How to get a loan for speculative building
Local factors that influence spec building
- Housing prices
- Home absorption rate
- Job market
- Surrounding infrastructure and amenities
- Architecture and design tastes
Fix-and-flips may be the darlings of the real estate investment world, but they are far from being the only strategy for making solid returns in real estate. Building on speculation is a major part of the new home construction market, with about three quarters of new single-family houses started in 2016 built on speculation. Although a potentially lucrative prospect, financing a speculative construction project can be challenging.
New homes can be custom-built or built on speculation. A custom-built home is a personalized project commissioned by an individual or entity. Building on speculation is the construction of a home with no identified buyer. The investor is speculating that the house will sell, hence the name “spec home.”
Single-family homes, commercial and mixed-use property can all be built on speculation. Spec houses are often affordable, entry-level homes built in a burgeoning market or in-fill housing within an existing development. Investors and developers also use speculative building to construct tract homes, which are several homes of similar size, floor plans and materials located within a single development.
Construction loans for spec houses
Construction loans are typically short term and carry interest-only payments during the construction period, after which a final balloon payment comes due. With a spec house, the buyer’s mortgage can pay off the construction loan, or the investor can roll over into a new, long-term loan to rent the property.
Construction loans are inherently risky as there is no tangible asset to secure the loan. Lenders see financing spec construction to be even riskier, given that there is neither an asset nor a confirmed buyer. Investors need to demonstrate solid financial footing and a meticulous business plan to convince wary lenders of the project’s stability.
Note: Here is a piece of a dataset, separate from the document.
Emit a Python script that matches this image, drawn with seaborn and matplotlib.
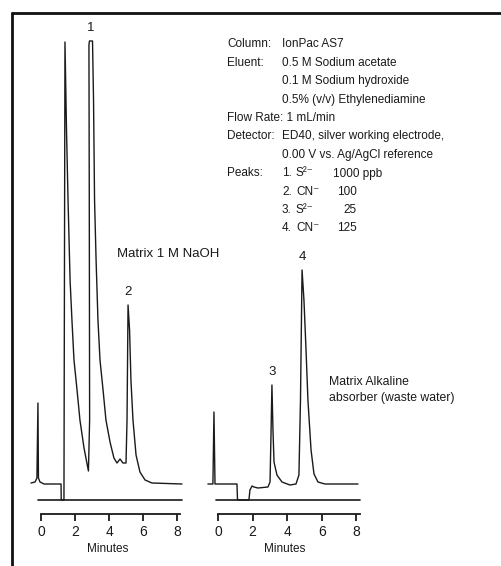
import matplotlib.pyplot as plt
import pandas as pd
import seaborn as sns
from matplotlib.lines import Line2D

# Chromatogram traces (time in minutes, detector response in arbitrary units)
naoh_time = [-0.59, -0.35, -0.24, -0.18, -0.15, -0.06, 0.18, 1.18, 1.19, 1.35, 1.41, 1.50, 1.59,
             1.71, 1.82, 1.94, 2.12, 2.29, 2.53, 2.71, 2.79, 2.86, 2.84, 2.82, 2.85, 3.03, 3.09,
             3.15, 3.24, 3.35, 3.47, 3.65, 3.82, 4.06, 4.29, 4.47, 4.65, 4.82, 5.00, 5.06, 5.12,
             5.21, 5.29, 5.41, 5.59, 5.82, 6.12, 6.53, 8.29]
naoh_signal = [17, 18, 22, 97, 22, 18, 16, 16, 0, 0, 458, 370, 300,
               220, 180, 140, 110, 80, 52, 36, 29, 80, 300, 455, 459, 459, 400,
               300, 240, 180, 140, 110, 80, 58, 42, 37, 41, 37, 37, 80, 195,
               170, 120, 80, 45, 28, 20, 17, 16]

waste_time = [-0.58, -0.29, -0.23, -0.17, 1.10, 1.13, 1.79, 1.85, 1.97, 2.08, 2.31, 2.89, 3.01,
              3.06, 3.12, 3.18, 3.24, 3.41, 3.70, 4.16, 4.51, 4.68, 4.77, 4.86, 4.97, 5.09,
              5.20, 5.38, 5.55, 5.78, 6.18, 8.09]
waste_signal = [16, 16, 88, 16, 16, 0, 0, 10, 14, 13, 12, 13, 18,
                60, 115, 70, 38, 25, 18, 15, 16, 25, 100, 230, 200, 150,
                100, 50, 26, 18, 16, 16]

minute_ticks = [0, 2, 4, 6, 8]

naoh_peaks = ['1', '2']
naoh_peak_time = [2.94, 5.12]
naoh_peak_top = [459, 195]
waste_peaks = ['3', '4']
waste_peak_time = [3.12, 4.86]
waste_peak_top = [115, 230]

method_lines = [
    ('Column:', 'IonPac AS7'),
    ('Eluent:', '0.5 M Sodium acetate'),
    ('', '0.1 M Sodium hydroxide'),
    ('', '0.5% (v/v) Ethylenediamine'),
    ('Flow Rate: 1 mL/min', ''),
    ('Detector:', 'ED40, silver working electrode,'),
    ('', '0.00 V vs. Ag/AgCl reference'),
]
peak_rows = [('1.', 'S²⁻', '1000 ppb'), ('2.', 'CN⁻', '100'), ('3.', 'S²⁻', '25'), ('4.', 'CN⁻', '125')]

sns.set_style('white')
plt.rcParams['font.family'] = ['Liberation Sans', 'DejaVu Sans']
ink = '#1a1a1a'

W, H = 502, 566
fig = plt.figure(figsize=(W / 100, H / 100), dpi=100)


def px_text(x, y, s, size=8.5, **kw):
    fig.text(x / W, 1 - y / H, s, fontsize=size, color=ink, va='center', **kw)


def panel(left_px, xlim, df, zero_span):
    ax = fig.add_axes([left_px / W, 52 / H, 158 / W, 484 / H])
    sns.lineplot(data=df, x='time', y='signal', sort=False, estimator=None,
                 color=ink, lw=1.0, ax=ax)
    ax.plot(zero_span, [0, 0], color=ink, lw=1.2)
    ax.set_xlim(*xlim)
    ax.set_ylim(-14, 470)
    for s in ['top', 'right', 'left']:
        ax.spines[s].set_visible(False)
    ax.spines['bottom'].set_bounds(0, 8.2)
    ax.spines['bottom'].set_linewidth(1.3)
    ax.spines['bottom'].set_color(ink)
    ax.set_yticks([])
    ax.set_xticks(minute_ticks)
    ax.tick_params(axis='x', direction='out', length=5, width=1.3, pad=3,
                   labelsize=10, colors=ink, bottom=True)
    ax.set_xlabel('Minutes', fontsize=8.5, labelpad=3, color=ink)
    ax.set_ylabel('')
    ax.patch.set_alpha(0)
    return ax


ax1 = panel(29, (-0.706, 8.588),
            pd.DataFrame({'time': naoh_time, 'signal': naoh_signal}), [-0.18, 8.29])
ax2 = panel(206, (-0.69, 8.44),
            pd.DataFrame({'time': waste_time, 'signal': waste_signal}), [-0.12, 8.2])

for ax, ids, ts, tops in [(ax1, naoh_peaks, naoh_peak_time, naoh_peak_top),
                          (ax2, waste_peaks, waste_peak_time, waste_peak_top)]:
    for i, t, top in zip(ids, ts, tops):
        ax.text(t, top + 13, i, ha='center', va='center', fontsize=9.5, color=ink, clip_on=False)

px_text(117, 254, 'Matrix 1 M NaOH', size=9.5)
px_text(329, 382, 'Matrix Alkaline', size=8.8)
px_text(329, 398, 'absorber (waste water)', size=8.8)

# method block
y = 44
for lab, val in method_lines:
    if lab:
        px_text(227, y, lab)
    if val:
        px_text(282, y, val)
    y += 18.5
px_text(227, y, 'Peaks:')
for num, ion, amt in peak_rows:
    px_text(282, y, num)
    px_text(296, y, ion)
    if amt.endswith('ppb'):
        px_text(333, y, amt)
    else:
        px_text(357, y, amt, ha='right')
    y += 18.3

# scanned frame (top and left edges)
fig.add_artist(Line2D([12 / W, 1], [1 - 13 / H, 1 - 13 / H], color='#111', lw=2))
fig.add_artist(Line2D([12 / W, 12 / W], [1 - 13 / H, 0], color='#111', lw=2))

fig.savefig('out.png', dpi=100)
Although strong credit and a large down payment are always beneficial to obtaining financing, lender requirements for spec house construction loans vary significantly. Some lenders may offer zero-down financing while others require 50 percent or more equity. Lenders may accept — or even require — some equity in the land as part of the down payment to secure the loan.
Most lenders will, however, require demonstrated experience in building on spec and an assessment of your tax records and financial statements. Strong cash reserves are essential to validating that the borrower has enough funds to complete the project.
Lenders also assess the location and condition of the property and whether the title is clear. Lenders prefer improved land with connectivity to roads and utilities over raw, undeveloped land. Some lenders allow investors to roll the cost of the land into the construction loan as well. Typically, the maximum loan-to-value ratio for a loan for speculative construction is 70 percent, with a few lenders extending as much as 85 percent.
The business plan plays an important role in selling the lender on the story of your project. You must provide a detailed business plan; information on your team or subcontractors; blueprints, budget and materials; as well as your work schedule and loan draw schedule. Providing examples of similar projects in the area and their final selling price can help you make your case.
Investors who cannot meet construction lenders’ rigorous requirements for building on spec may consider hard money lenders as a more flexible — albeit more expensive — alternative.
Pros and cons of speculative construction
Building on spec requires the investor to have a thorough understanding of the local housing market. As every construction cost ultimately gets passed through to the consumer, the key challenge is to balance costs with the features that will make the home sell. Factors to consider include housing prices in the area, the home absorption rate, local job market, surrounding infrastructure and amenities, as well as architecture and design tastes. The home should be generic enough to appeal to as many buyers as possible.
Stability and cost control are two advantages of building on spec. The investor has total control of the project’s vision and therefore its expenses — there are fewer unforeseen problems with new home construction than a rehab. Spec houses are not guaranteed to sell, however. Investors risk building a home that doesn’t meet the needs of local buyers, or overbuilding a home that doesn’t command as high a sale price as expected, resulting in a net loss.